Possibly the best guide to all kinds of writing published since Anne Lamott.   It focuses on This American Life and its ilk such as 99% Invisible
The Moth , Planet Money ,  Radio Diaries ,  Radio Lab , and Snap Judgement .

The care and attention to detail by the producers of all these programs is an inspiration. The techniques are spelled out by Jessica Abel, who manages to make an intelligent, fast-moving read out of the details of radio production of narrative non-fiction. The attempt here as with the best non-fiction is to present the truth, honoring those who are interviewed and whose stories are being told, in as dramatic a way as possible.   Abel is such an enthusiast for these programs that I hope she has not glossed over their failings. Reading the non-fiction graphic narrative that she has created it feels genuine.

This book grew out of a previous smaller publication Radio: An Illustrated Guide, that was written at Ira Glass’s request to be sold on This American Life‘s website in 1999.

The method that TAL  developed was to use storytelling technique to make non fiction radio essays.  According to Abel, what these shows have in common is that they ask big questions, concentrate on engaging characters with authentic voices and use a robust narrative structure with careful use of sound.  TAL has not just influenced radio but the state of written non-fiction and documentary film as well.

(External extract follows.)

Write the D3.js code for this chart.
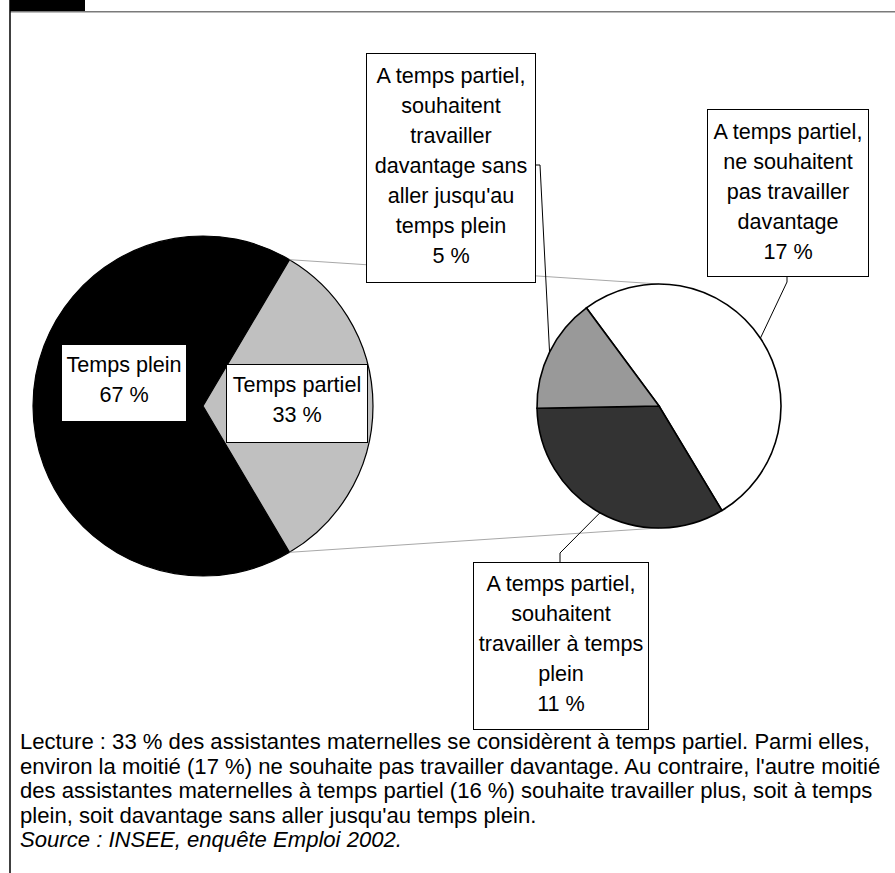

The structure idea is the sentence: “Somebody does something because_____________________ but______________________.  It is a story about_______________ and it is interesting because_____________________ .  After recording hours of interviews, many of these journalists plan their interviews, but still have to structure the story. Using different kinds of scenes, but each story is put together so that the listener always wants to know what is coming next.  On top of that the stories are driven by the journalist’s itches and interests , and structured and edited by the taste of the individual in agreement with the group.  The different programs have different styles some not using any commentary or sound.